S’ajoute à cela un dernier motif d’optimisme. Certains des investissements réalisés par ces fonds dans certains secteurs de la finance ont clairement pour objectif d’opérer des transferts de technologie. C’est notamment le cas, me semble t-il, pour les investissements fait par certains pays du golfe au capital du Nasdaq, du LSE et de certaines bourse scandinaves. L’objectif de tels investissements est au moins autant d’apprendre à mieux gérer une bourse que de maximiser son TRI. De même, quand la Chine annonce être prête à libéraliser les contraintes en matière d’investissements étrangers dans le secteur de la gestion d’actifs, au lendemain de l’entrée au capital de Morgan Stanley de CIC, cela devrait donner à réfléchir. « Là où est le commerce, il n’est pas de guerre » disait Montesquieu. Peut-être, après tout, que la libéralisation progressive et multilatérale de la finance est facteur d’efficacité. N’est-ce pas ce que l’on nous avait appris ?

 

Pas de diabolisation, donc, des fonds émergents.
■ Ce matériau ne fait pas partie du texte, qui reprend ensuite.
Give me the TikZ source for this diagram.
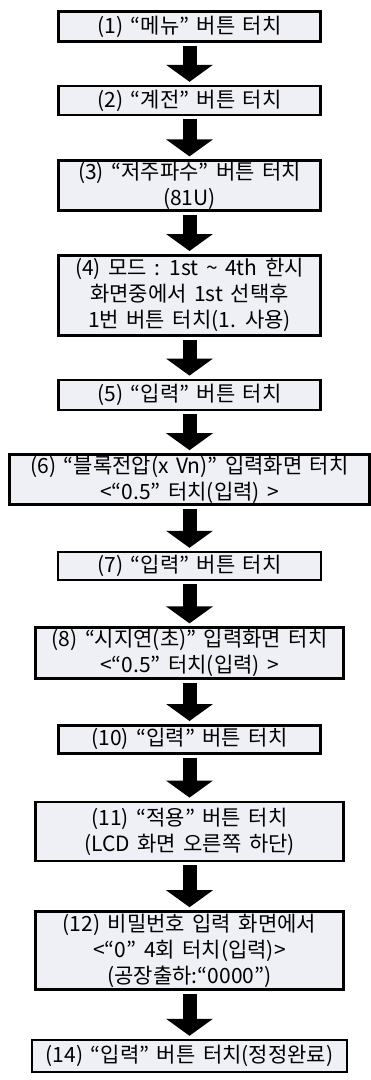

Pas d’angélisme pour autant. Il est, dans ce domaine, trois impératifs pour l’avenir. Exiger plus de transparence sur la gestion de ces fonds (comme en offre le fonds norvégien, bien plus transparent que tous nos « hedge funds »…). Discuter avec eux d’investissements conjoints : des transferts de technologie intelligents en matière de banque, il y en a encore beaucoup à imaginer et à réaliser sur l’ensemble de la planète. Et enfin, créons, nous aussi, des fonds souverains. Renforçons les moyens de la Caisse des Dépôts, abondons le Fonds de Réserve des Retraites. On pourra alors, beaucoup plus facilement, parler d’égal à égal…

 



[1] Olivier Pastré : « Doctor Jekyll et Mister « Subprime », Perrin 2008.